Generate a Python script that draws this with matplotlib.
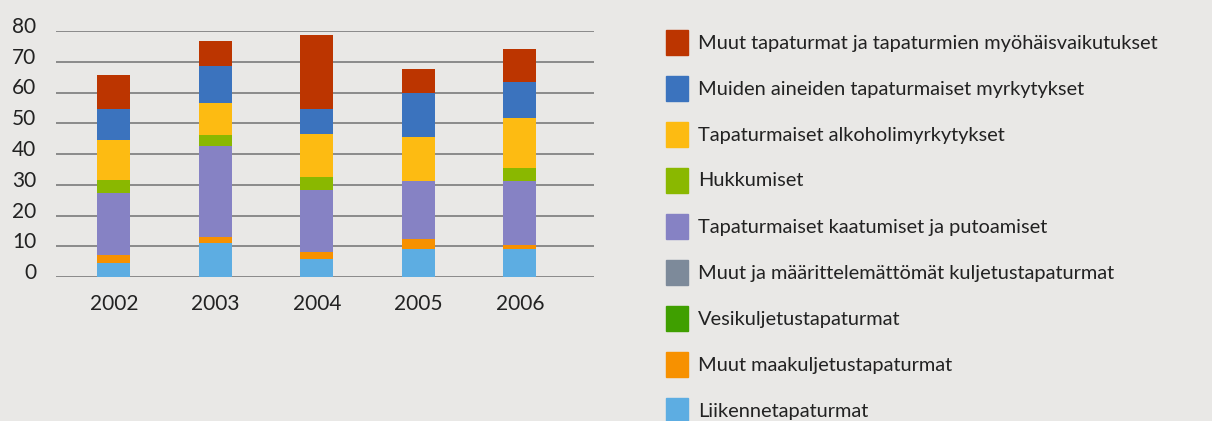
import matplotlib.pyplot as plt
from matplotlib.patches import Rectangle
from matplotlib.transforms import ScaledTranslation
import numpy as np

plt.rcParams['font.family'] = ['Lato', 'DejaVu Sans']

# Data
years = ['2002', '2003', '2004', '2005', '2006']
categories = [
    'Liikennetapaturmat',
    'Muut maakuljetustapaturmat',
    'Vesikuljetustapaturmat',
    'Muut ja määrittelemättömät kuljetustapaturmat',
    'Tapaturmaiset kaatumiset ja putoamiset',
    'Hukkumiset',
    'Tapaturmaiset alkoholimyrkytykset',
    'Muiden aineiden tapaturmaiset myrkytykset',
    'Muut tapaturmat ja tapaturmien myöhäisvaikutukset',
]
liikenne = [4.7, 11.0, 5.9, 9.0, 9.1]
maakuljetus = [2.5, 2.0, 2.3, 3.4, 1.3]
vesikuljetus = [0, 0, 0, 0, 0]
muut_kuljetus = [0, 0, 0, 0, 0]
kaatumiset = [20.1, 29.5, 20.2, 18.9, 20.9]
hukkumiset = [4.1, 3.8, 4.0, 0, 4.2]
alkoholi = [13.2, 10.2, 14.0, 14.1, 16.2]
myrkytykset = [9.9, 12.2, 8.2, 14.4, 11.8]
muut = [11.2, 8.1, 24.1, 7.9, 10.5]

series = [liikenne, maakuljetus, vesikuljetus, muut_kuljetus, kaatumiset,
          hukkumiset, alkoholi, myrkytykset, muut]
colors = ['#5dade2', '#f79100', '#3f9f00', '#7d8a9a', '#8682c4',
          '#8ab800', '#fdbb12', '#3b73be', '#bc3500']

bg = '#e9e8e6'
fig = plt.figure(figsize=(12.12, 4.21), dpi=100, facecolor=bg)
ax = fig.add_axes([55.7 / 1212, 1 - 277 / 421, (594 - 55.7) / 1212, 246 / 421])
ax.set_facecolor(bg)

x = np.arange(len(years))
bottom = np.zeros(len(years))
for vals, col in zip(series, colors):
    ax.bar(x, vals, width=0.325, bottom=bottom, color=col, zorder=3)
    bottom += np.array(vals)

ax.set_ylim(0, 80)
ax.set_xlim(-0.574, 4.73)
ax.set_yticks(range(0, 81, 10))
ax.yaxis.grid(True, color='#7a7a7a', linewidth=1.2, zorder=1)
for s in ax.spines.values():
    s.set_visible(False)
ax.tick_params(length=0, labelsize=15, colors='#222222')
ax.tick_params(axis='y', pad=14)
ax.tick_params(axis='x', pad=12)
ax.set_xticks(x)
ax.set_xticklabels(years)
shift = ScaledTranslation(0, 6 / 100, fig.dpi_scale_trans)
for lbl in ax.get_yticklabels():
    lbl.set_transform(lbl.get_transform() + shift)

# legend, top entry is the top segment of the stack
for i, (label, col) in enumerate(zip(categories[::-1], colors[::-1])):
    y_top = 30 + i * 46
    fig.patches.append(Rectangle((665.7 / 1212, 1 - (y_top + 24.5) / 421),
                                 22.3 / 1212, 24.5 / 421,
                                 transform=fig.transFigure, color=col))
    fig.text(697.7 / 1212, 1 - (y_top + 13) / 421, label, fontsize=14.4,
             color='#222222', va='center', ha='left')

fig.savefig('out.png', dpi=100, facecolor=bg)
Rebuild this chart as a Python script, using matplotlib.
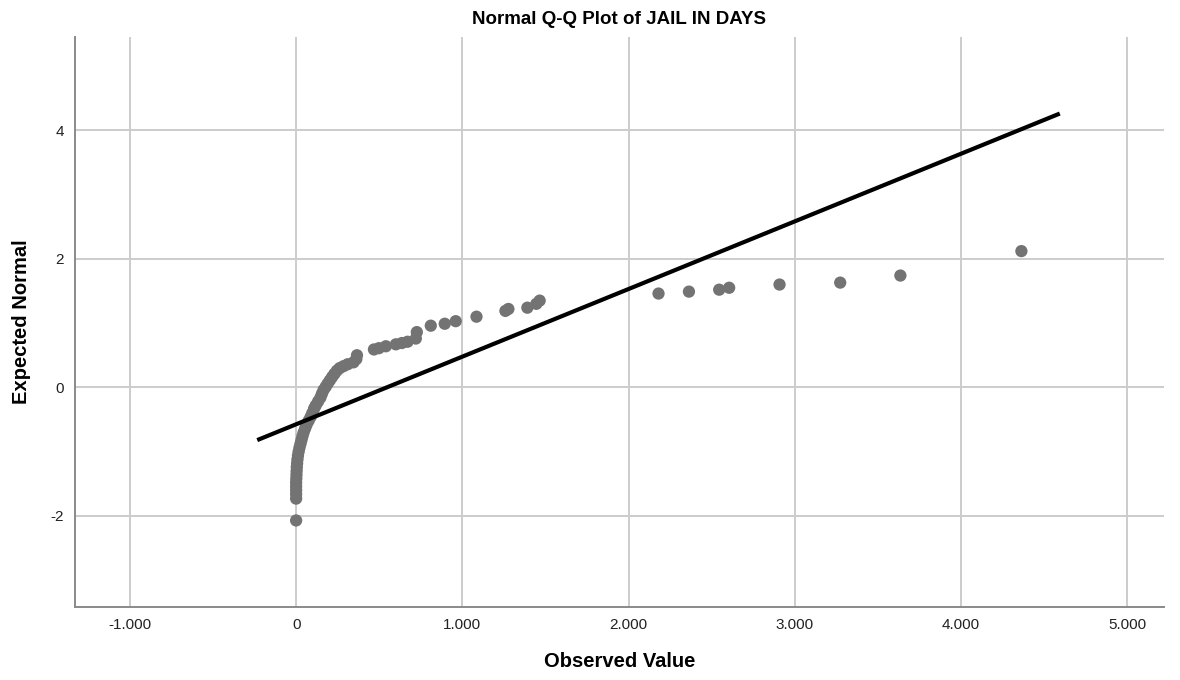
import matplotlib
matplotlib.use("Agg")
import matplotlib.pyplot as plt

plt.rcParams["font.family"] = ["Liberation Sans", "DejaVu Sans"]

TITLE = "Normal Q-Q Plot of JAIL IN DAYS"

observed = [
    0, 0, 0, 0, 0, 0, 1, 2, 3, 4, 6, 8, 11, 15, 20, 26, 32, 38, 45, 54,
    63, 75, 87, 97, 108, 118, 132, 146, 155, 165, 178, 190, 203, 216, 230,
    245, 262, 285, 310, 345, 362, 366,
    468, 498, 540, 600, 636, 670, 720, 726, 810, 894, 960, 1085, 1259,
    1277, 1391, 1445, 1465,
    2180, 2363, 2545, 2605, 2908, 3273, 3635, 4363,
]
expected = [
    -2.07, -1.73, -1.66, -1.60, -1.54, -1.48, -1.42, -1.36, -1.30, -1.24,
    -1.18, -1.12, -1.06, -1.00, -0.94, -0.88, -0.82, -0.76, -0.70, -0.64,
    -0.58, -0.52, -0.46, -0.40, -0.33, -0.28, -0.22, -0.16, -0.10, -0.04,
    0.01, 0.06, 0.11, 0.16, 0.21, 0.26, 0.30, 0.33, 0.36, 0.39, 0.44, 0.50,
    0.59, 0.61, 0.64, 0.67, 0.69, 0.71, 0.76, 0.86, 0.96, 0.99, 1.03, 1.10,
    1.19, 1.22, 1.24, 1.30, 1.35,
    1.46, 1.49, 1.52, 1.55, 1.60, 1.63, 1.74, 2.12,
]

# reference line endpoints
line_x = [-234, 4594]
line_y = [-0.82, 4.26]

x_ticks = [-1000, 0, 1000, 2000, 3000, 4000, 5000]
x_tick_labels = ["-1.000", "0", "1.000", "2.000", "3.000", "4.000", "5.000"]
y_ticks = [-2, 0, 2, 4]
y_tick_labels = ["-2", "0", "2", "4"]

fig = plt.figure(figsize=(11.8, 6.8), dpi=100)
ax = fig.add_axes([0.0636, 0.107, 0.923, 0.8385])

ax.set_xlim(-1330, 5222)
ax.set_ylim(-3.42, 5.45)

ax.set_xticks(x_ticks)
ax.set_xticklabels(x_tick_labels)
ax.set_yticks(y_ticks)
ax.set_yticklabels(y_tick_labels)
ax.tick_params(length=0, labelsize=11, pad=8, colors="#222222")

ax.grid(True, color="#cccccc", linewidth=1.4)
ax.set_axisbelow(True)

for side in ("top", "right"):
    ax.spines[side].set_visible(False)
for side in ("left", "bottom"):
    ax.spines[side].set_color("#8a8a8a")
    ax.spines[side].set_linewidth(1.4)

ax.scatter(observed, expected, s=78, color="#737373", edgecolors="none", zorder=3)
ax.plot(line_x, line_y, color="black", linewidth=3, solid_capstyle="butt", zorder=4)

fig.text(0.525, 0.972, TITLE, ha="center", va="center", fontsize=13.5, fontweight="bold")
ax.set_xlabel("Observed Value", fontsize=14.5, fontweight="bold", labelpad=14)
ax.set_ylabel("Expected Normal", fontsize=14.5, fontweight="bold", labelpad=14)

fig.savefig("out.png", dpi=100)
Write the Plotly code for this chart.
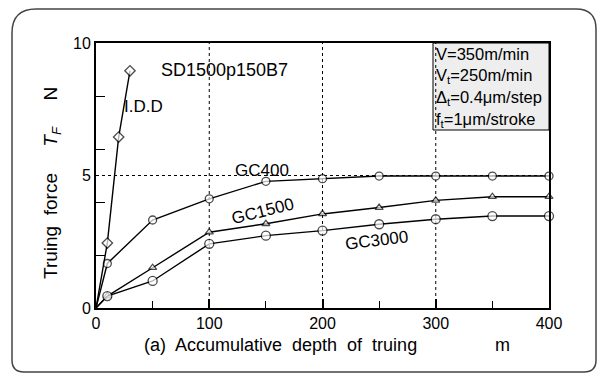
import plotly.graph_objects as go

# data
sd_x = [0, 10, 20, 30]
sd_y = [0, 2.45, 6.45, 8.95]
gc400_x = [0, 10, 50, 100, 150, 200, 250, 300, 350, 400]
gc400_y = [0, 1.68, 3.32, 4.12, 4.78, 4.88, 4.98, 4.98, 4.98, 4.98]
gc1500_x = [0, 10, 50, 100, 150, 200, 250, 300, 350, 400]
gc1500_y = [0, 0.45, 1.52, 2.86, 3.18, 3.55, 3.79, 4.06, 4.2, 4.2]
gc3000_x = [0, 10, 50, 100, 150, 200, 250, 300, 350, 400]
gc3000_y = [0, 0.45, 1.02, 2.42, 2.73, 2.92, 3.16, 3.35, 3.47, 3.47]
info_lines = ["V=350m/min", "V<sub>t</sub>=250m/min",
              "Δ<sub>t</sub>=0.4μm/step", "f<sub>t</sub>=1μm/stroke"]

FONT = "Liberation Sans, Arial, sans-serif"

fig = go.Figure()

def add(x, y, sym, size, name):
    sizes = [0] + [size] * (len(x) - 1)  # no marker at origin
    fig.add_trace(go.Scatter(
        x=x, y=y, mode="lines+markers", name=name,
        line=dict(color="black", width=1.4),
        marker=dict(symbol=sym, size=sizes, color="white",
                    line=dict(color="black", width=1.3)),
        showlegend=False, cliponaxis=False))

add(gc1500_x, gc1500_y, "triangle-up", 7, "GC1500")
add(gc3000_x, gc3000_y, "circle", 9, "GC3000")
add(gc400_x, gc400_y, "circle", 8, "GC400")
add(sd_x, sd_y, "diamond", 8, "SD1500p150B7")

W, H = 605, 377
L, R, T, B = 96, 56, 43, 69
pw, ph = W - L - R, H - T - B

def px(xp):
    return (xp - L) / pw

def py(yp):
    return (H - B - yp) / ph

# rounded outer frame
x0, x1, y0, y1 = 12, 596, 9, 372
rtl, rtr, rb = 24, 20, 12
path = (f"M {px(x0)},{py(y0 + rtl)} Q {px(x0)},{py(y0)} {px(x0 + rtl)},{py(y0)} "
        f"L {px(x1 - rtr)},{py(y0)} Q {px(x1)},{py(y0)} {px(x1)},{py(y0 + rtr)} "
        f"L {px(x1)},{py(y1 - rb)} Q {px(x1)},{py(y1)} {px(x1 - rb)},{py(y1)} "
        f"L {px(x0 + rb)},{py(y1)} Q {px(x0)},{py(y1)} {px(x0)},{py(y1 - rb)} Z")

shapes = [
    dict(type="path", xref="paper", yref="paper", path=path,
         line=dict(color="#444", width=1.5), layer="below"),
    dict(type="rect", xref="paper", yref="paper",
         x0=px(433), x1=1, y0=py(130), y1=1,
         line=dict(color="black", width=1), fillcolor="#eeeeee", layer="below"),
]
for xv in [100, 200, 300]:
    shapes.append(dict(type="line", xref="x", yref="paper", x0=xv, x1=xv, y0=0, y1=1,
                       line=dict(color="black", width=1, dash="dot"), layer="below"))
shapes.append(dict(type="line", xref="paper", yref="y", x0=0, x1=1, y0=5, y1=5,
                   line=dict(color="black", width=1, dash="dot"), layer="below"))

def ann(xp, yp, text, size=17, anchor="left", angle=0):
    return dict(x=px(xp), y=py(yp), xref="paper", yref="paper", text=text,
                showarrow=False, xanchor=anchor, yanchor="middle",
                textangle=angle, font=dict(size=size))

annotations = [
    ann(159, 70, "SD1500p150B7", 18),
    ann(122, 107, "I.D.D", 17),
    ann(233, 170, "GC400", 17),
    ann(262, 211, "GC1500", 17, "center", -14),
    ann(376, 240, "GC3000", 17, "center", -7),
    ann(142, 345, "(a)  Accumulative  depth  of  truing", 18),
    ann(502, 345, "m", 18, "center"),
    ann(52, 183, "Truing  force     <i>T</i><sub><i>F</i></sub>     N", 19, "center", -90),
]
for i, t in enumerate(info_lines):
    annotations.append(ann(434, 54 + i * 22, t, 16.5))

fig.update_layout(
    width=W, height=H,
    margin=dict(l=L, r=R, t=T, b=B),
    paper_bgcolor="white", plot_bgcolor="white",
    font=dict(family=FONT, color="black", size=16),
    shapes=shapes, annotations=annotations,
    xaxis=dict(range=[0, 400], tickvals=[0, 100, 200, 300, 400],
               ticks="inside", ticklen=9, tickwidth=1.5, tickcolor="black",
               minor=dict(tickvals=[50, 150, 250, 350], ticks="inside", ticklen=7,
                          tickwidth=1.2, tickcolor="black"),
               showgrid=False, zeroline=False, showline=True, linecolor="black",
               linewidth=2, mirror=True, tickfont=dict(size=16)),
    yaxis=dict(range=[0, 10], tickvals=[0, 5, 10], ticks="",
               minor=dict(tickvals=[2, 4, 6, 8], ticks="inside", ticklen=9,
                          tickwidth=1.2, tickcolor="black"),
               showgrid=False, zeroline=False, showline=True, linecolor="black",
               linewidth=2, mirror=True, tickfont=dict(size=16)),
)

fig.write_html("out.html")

═══

▶ [Task to complete]
Repeat exactly, and only, the lines between the line holding "Write the Plotly code for this chart." and the line holding "pw, ph = W - L - R, H - T - B", inclusive, leaving pictures out.

▶ [Exercise answer]
Write the Plotly code for this chart.
import plotly.graph_objects as go

# data
sd_x = [0, 10, 20, 30]
sd_y = [0, 2.45, 6.45, 8.95]
gc400_x = [0, 10, 50, 100, 150, 200, 250, 300, 350, 400]
gc400_y = [0, 1.68, 3.32, 4.12, 4.78, 4.88, 4.98, 4.98, 4.98, 4.98]
gc1500_x = [0, 10, 50, 100, 150, 200, 250, 300, 350, 400]
gc1500_y = [0, 0.45, 1.52, 2.86, 3.18, 3.55, 3.79, 4.06, 4.2, 4.2]
gc3000_x = [0, 10, 50, 100, 150, 200, 250, 300, 350, 400]
gc3000_y = [0, 0.45, 1.02, 2.42, 2.73, 2.92, 3.16, 3.35, 3.47, 3.47]
info_lines = ["V=350m/min", "V<sub>t</sub>=250m/min",
              "Δ<sub>t</sub>=0.4μm/step", "f<sub>t</sub>=1μm/stroke"]

FONT = "Liberation Sans, Arial, sans-serif"

fig = go.Figure()

def add(x, y, sym, size, name):
    sizes = [0] + [size] * (len(x) - 1)  # no marker at origin
    fig.add_trace(go.Scatter(
        x=x, y=y, mode="lines+markers", name=name,
        line=dict(color="black", width=1.4),
        marker=dict(symbol=sym, size=sizes, color="white",
                    line=dict(color="black", width=1.3)),
        showlegend=False, cliponaxis=False))

add(gc1500_x, gc1500_y, "triangle-up", 7, "GC1500")
add(gc3000_x, gc3000_y, "circle", 9, "GC3000")
add(gc400_x, gc400_y, "circle", 8, "GC400")
add(sd_x, sd_y, "diamond", 8, "SD1500p150B7")

W, H = 605, 377
L, R, T, B = 96, 56, 43, 69
pw, ph = W - L - R, H - T - B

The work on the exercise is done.